The General is unusual as far as how expressions are made at Compass Box. Usually, and as we’ve seen in previous Compass Box reviews here, John Glaser or his other whisky makers select single malts of different profiles and assemble them themselves. Here, Glaser bought casks of whiskies already blended at a young age and left to marry in those casks for a very long time. Two parcels were bought, one being 33 years old at the time of The General’s final blending, and one rumoured to be 40 years old. John Glaser describes the whisky as having an “antique character lovers of old whiskies will seek out”. So let see what we think of this Compass Box The General.
Compass Box The General Review
As I have implied above, we have here a 33-year-old blended whisky, released in 2013. The blends used to make The General contained whiskies matured in both sherry and American oak casks. It is made at 66% with a potentially 40-year-old parcel of blended malt whisky (designated “Glen Calder”, which is not the name of a distillery), and 34% a 33-year-old parcel of blended Scotch whisky.
The final result gave 1,698 bottles at 53.4%, bottled without colouring nor chill filtration. It’s unfortunately long gone, but I bought a dram back in early August at the Golden Promise bar in Paris. Or try your luck at auction if you’re ready to pay quite a premium.
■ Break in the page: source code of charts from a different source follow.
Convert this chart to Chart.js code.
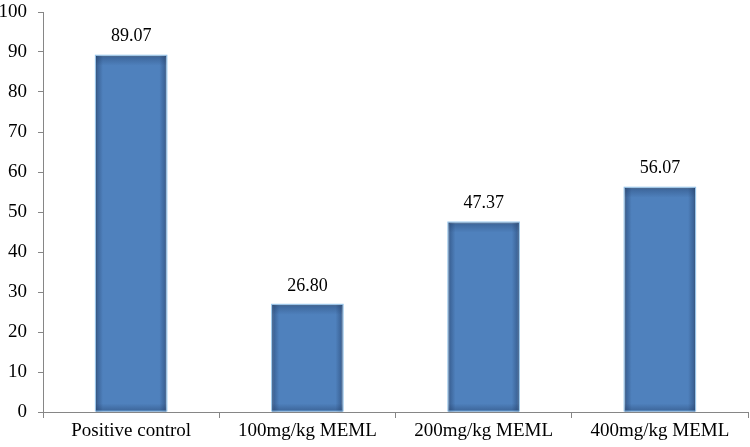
<!DOCTYPE html>
<html>
<head>
<meta charset="utf-8">
<script src="https://cdn.jsdelivr.net/npm/chart.js@4"></script>
<style>
  html, body { margin: 0; padding: 0; background: #fff; }
  #wrap { width: 750px; height: 447px; }
</style>
</head>
<body>
<div id="wrap"><canvas id="chart" width="750" height="447"></canvas></div>
<script>
const categories = ['Positive control', '100mg/kg MEML', '200mg/kg MEML', '400mg/kg MEML'];
const values = [89.07, 26.80, 47.37, 56.07];
const valueLabels = ['89.07', '26.80', '47.37', '56.07'];
const yTicks = [0, 10, 20, 30, 40, 50, 60, 70, 80, 90, 100];

const ctx = document.querySelector('#chart').getContext('2d');
const serif = "'Liberation Serif', 'DejaVu Serif', serif";
const axisGray = '#868686';

// soft dark edges on each bar, like the old office 3D-ish fill
const barShade = {
    id: 'barShade',
    afterDatasetsDraw(chart) {
        const c = chart.ctx;
        const meta = chart.getDatasetMeta(0);
        meta.data.forEach((bar) => {
            const left = bar.x - bar.width / 2;
            const right = bar.x + bar.width / 2;
            const top = bar.y;
            const bottom = bar.base;
            const g = c.createLinearGradient(left, 0, right, 0);
            g.addColorStop(0, 'rgba(30,55,95,0.5)');
            g.addColorStop(0.1, 'rgba(30,55,95,0)');
            g.addColorStop(0.9, 'rgba(30,55,95,0)');
            g.addColorStop(1, 'rgba(30,55,95,0.5)');
            c.save();
            c.fillStyle = g;
            c.fillRect(left, top, right - left, bottom - top);
            const gv = c.createLinearGradient(0, top, 0, top + 10);
            gv.addColorStop(0, 'rgba(30,55,95,0.4)');
            gv.addColorStop(1, 'rgba(30,55,95,0)');
            c.fillStyle = gv;
            c.fillRect(left, top, right - left, 10);
            const gb = c.createLinearGradient(0, bottom - 8, 0, bottom);
            gb.addColorStop(0, 'rgba(30,55,95,0)');
            gb.addColorStop(1, 'rgba(30,55,95,0.4)');
            c.fillStyle = gb;
            c.fillRect(left, bottom - 8, right - left, 8);
            // thin light rim
            c.strokeStyle = 'rgba(120,180,230,0.8)';
            c.lineWidth = 1;
            c.strokeRect(left - 0.5, top - 0.5, right - left + 1, bottom - top);
            c.restore();
        });
    }
};

const valueLabelPlugin = {
    id: 'valueLabels',
    afterDatasetsDraw(chart) {
        const c = chart.ctx;
        const meta = chart.getDatasetMeta(0);
        c.save();
        c.font = '18px ' + serif;
        c.fillStyle = '#000';
        c.textAlign = 'center';
        c.textBaseline = 'middle';
        meta.data.forEach((bar, i) => {
            c.fillText(valueLabels[i], bar.x, bar.y - 19);
        });
        c.restore();
    }
};

new Chart(ctx, {
    type: 'bar',
    data: {
        labels: categories,
        datasets: [{
            data: values,
            backgroundColor: '#4F81BD',
            borderColor: '#3B6597',
            borderWidth: 1,
            barPercentage: 0.4,
            categoryPercentage: 1
        }]
    },
    options: {
        responsive: false,
        animation: false,
        layout: { padding: { top: 12, right: 2, left: 0, bottom: 0 } },
        plugins: {
            legend: { display: false },
            tooltip: { enabled: false }
        },
        scales: {
            x: {
                grid: {
                    display: true,
                    offset: true,
                    drawOnChartArea: false,
                    drawTicks: true,
                    tickLength: 6,
                    color: axisGray
                },
                border: { display: true, color: axisGray, width: 1 },
                ticks: {
                    font: { family: serif, size: 19 },
                    color: '#000',
                    padding: 2,
                    maxRotation: 0
                },
                afterFit(scale) { scale.height = 35; }
            },
            y: {
                min: 0,
                max: 100,
                afterBuildTicks(scale) { scale.ticks = yTicks.map(v => ({ value: v })); },
                grid: {
                    display: true,
                    drawOnChartArea: false,
                    drawTicks: true,
                    tickLength: 5,
                    color: axisGray
                },
                border: { display: true, color: axisGray, width: 1 },
                ticks: {
                    font: { family: serif, size: 19 },
                    color: '#000',
                    padding: 11
                },
                afterFit(scale) {
                    scale.width = 43;
                    scale.paddingTop = 0;
                    scale.paddingBottom = 0;
                }
            }
        }
    },
    plugins: [barShade, valueLabelPlugin]
});
</script>
</body>
</html>
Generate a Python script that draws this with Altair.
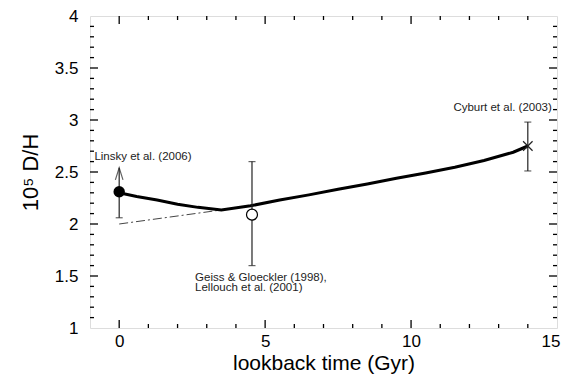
import altair as alt
import pandas as pd

FONT = "Liberation Sans"

# model curve
curve_x = [0, 0.6, 1.3, 2.0, 2.7, 3.5, 4.5, 5.5, 6.5, 7.5, 8.5, 9.5, 10.5, 11.5, 12.5, 13.5, 14]
curve_y = [2.30, 2.265, 2.23, 2.19, 2.16, 2.135, 2.175, 2.23, 2.28, 2.335, 2.385, 2.44, 2.49, 2.545, 2.61, 2.69, 2.75]

# dash-dot curve
dd_x = [0, 3.5]
dd_y = [2.0, 2.135]

# observations
obs_name = ["Linsky", "Geiss", "Cyburt"]
obs_x = [0, 4.55, 14]
obs_y = [2.31, 2.09, 2.75]
obs_lo = [2.06, 1.60, 2.51]
obs_hi = [2.54, 2.60, 2.98]

# labels
lab_text = ["Linsky et al. (2006)", "Cyburt et al. (2003)", "Geiss & Gloeckler (1998),", "Lellouch et al. (2001)"]
lab_x = [-0.85, 11.45, 2.6, 2.6]
lab_y = [2.645, 3.12, 1.484, 1.38]

# axis ticks
x_labels = [0, 5, 10, 15]
y_labels = [1, 1.5, 2, 2.5, 3, 3.5, 4]
x_minor = list(range(0, 15))
y_minor = [round(1 + 0.1 * i, 1) for i in range(1, 30)]

W, H = 467, 312
xs = alt.Scale(domain=[-1, 15], nice=False, zero=False)
ys = alt.Scale(domain=[1, 4], nice=False, zero=False)

curve = pd.DataFrame({"x": curve_x, "y": curve_y})
dd = pd.DataFrame({"x": dd_x, "y": dd_y})
obs = pd.DataFrame({"name": obs_name, "x": obs_x, "y": obs_y, "lo": obs_lo, "hi": obs_hi})
labs = pd.DataFrame({"t": lab_text, "x": lab_x, "y": lab_y})

xticks = pd.DataFrame({"v": x_minor, "major": [v % 5 == 0 for v in x_minor]})
yticks = pd.DataFrame({"v": y_minor, "major": [abs(v * 2 - round(v * 2)) < 1e-6 for v in y_minor]})

X = lambda f="x": alt.X(f"{f}:Q", scale=xs)
Y = lambda f="y": alt.Y(f"{f}:Q", scale=ys)

base_axes = alt.Chart(curve).mark_line(opacity=0).encode(
    x=alt.X("x:Q", scale=xs, title="lookback time (Gyr)",
            axis=alt.Axis(values=x_labels, ticks=False, domain=False, grid=False,
                          labelPadding=5, labelFontSize=17, titleFontSize=21,
                          titlePadding=3, labelFont=FONT, titleFont=FONT,
                          titleFontWeight="normal", labelColor="black", titleColor="black",
                          labelFlush=True, labelFlushOffset=3)),
    y=alt.Y("y:Q", scale=ys, title="10⁵ D/H",
            axis=alt.Axis(values=y_labels, format="~g", ticks=False, domain=False, grid=False,
                          labelPadding=12, labelFontSize=17, titleFontSize=22,
                          titlePadding=12, labelFont=FONT, titleFont=FONT,
                          titleFontWeight="normal", labelColor="black", titleColor="black",
                          labelFlush=False)),
)

line = alt.Chart(curve).mark_line(color="black", strokeWidth=3).encode(x=X(), y=Y())
dash = alt.Chart(dd).mark_line(color="#444", strokeWidth=1, strokeDash=[9, 3, 2, 3]).encode(x=X(), y=Y())

err = alt.Chart(obs).mark_rule(color="#222", strokeWidth=1.2).encode(x=X(), y=Y("lo"), y2="hi")
caps_lo = alt.Chart(obs).mark_tick(color="#222", orient="horizontal", size=7, thickness=1.2).encode(x=X(), y=Y("lo"))
caps_hi = alt.Chart(obs).transform_filter("datum.name != 'Linsky'").mark_tick(
    color="#222", orient="horizontal", size=7, thickness=1.2).encode(x=X(), y=Y("hi"))
arrow = alt.Chart(obs).transform_filter("datum.name == 'Linsky'").mark_point(
    shape="M -0.38 1.2 L 0 0 L 0.38 1.2", size=400, filled=False, color="#222", strokeWidth=1.2
).encode(x=X(), y=Y("hi"))

p_fill = alt.Chart(obs).transform_filter("datum.name == 'Linsky'").mark_point(
    shape="circle", size=130, filled=True, color="black", opacity=1).encode(x=X(), y=Y())
p_open = alt.Chart(obs).transform_filter("datum.name == 'Geiss'").mark_point(
    shape="circle", size=120, filled=False, color="black", strokeWidth=1.2, fill="white", fillOpacity=1, opacity=1
).encode(x=X(), y=Y())
p_cross = alt.Chart(obs).transform_filter("datum.name == 'Cyburt'").mark_point(
    shape="M -1 -1 L 1 1 M -1 1 L 1 -1", size=90, filled=False, color="#222", strokeWidth=1.2, opacity=1
).encode(x=X(), y=Y())

text = alt.Chart(labs).mark_text(align="left", baseline="middle", font=FONT, fontSize=11.5, color="#222").encode(
    x=X(), y=Y(), text="t:N")

# inward ticks on all four sides
def xt(major, bottom):
    d = xticks[xticks.major == major]
    L = 8 if major else 4
    if bottom:
        yv, y2v = alt.value(H), alt.value(H - L)
    else:
        yv, y2v = alt.value(0), alt.value(L)
    return alt.Chart(d).mark_rule(color="black", strokeWidth=1.3).encode(
        x=alt.X("v:Q", scale=xs), y=yv, y2=y2v)

def yt(major, left):
    d = yticks[yticks.major == major]
    L = 8 if major else 4
    if left:
        xv, x2v = alt.value(0), alt.value(L)
    else:
        xv, x2v = alt.value(W), alt.value(W - L)
    return alt.Chart(d).mark_rule(color="black", strokeWidth=1.3).encode(
        y=alt.Y("v:Q", scale=ys), x=xv, x2=x2v)

tick_layers = [xt(True, True), xt(False, True), xt(True, False), xt(False, False),
               yt(True, True), yt(False, True), yt(True, False), yt(False, False)]

chart = alt.layer(
    base_axes, *tick_layers, dash, line, err, caps_lo, caps_hi, arrow, p_open, p_fill, p_cross, text
).properties(
    width=W, height=H,
    autosize=alt.AutoSizeParams(type="none"),
    padding={"left": 82, "top": 8, "right": 4, "bottom": 46},
).configure_view(stroke="black", strokeWidth=1.5).configure(background="white")

chart.save("out.html", embed_options={"renderer": "svg", "actions": False})
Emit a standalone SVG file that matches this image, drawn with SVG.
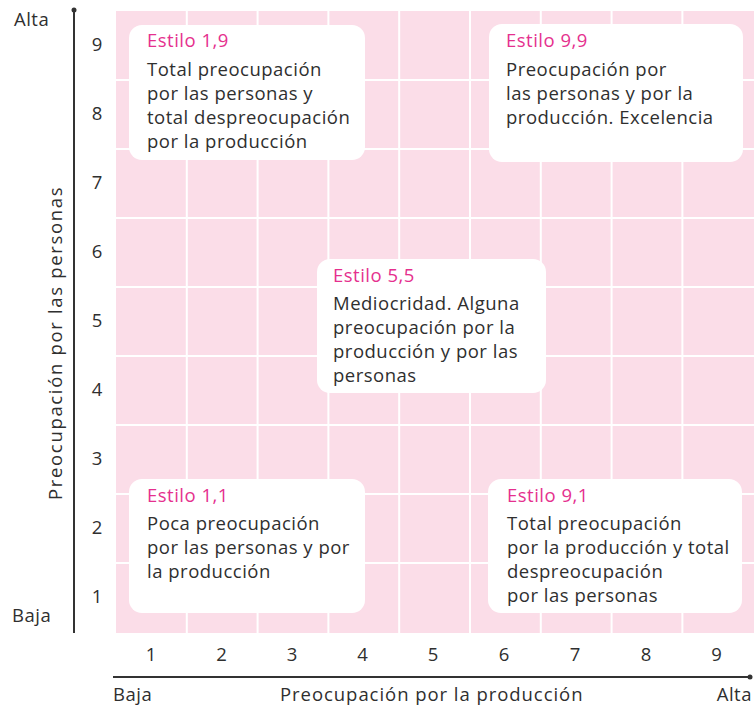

The nose really starts like a very old sherried whisky, with old books, old wood, and old leather. Imagine leather covered old books on a dusty wood bookcase in an old bookshop. Then the fruity side appears, with candied fruits but not very sweet, and dried fruits, like raisins and dried plums.
Strong and thick arrival, completely envelopes the palate, but it is also delicate at the same time. Orange, sherry and leather open the palate, joined by spices and a light citrusy sourness (grapefruit). There are some earthy notes reminiscing of an old cognac or armagnac as well.
With water, it becomes more citrusy and summery. Excellent!
Spices lead the finish, with chocolate, ginger, a touch of wood, and again that old sherried whisky profile. Stick of liquorice and mint.
This is absolutely delicious, and even better with a couple drops of water. Even though it’s not that old or made that long ago, probably 70s to 1980 for the younger cask, it feels old style. Quite magnificent. Now unfortunately you’ll have to front close to £2,000 to get one on auction. It seems the original price was about £200 / €230, so its price went almost tenfold in less than ten years… But that is unfortunately how things go with good whisky… But thanks to the Golden Promise, I didn’t have to front that much money to taste it, though I don’t exactly remember how much I paid for one centilitre. Probably around 60 to 70€, so quite a sum already.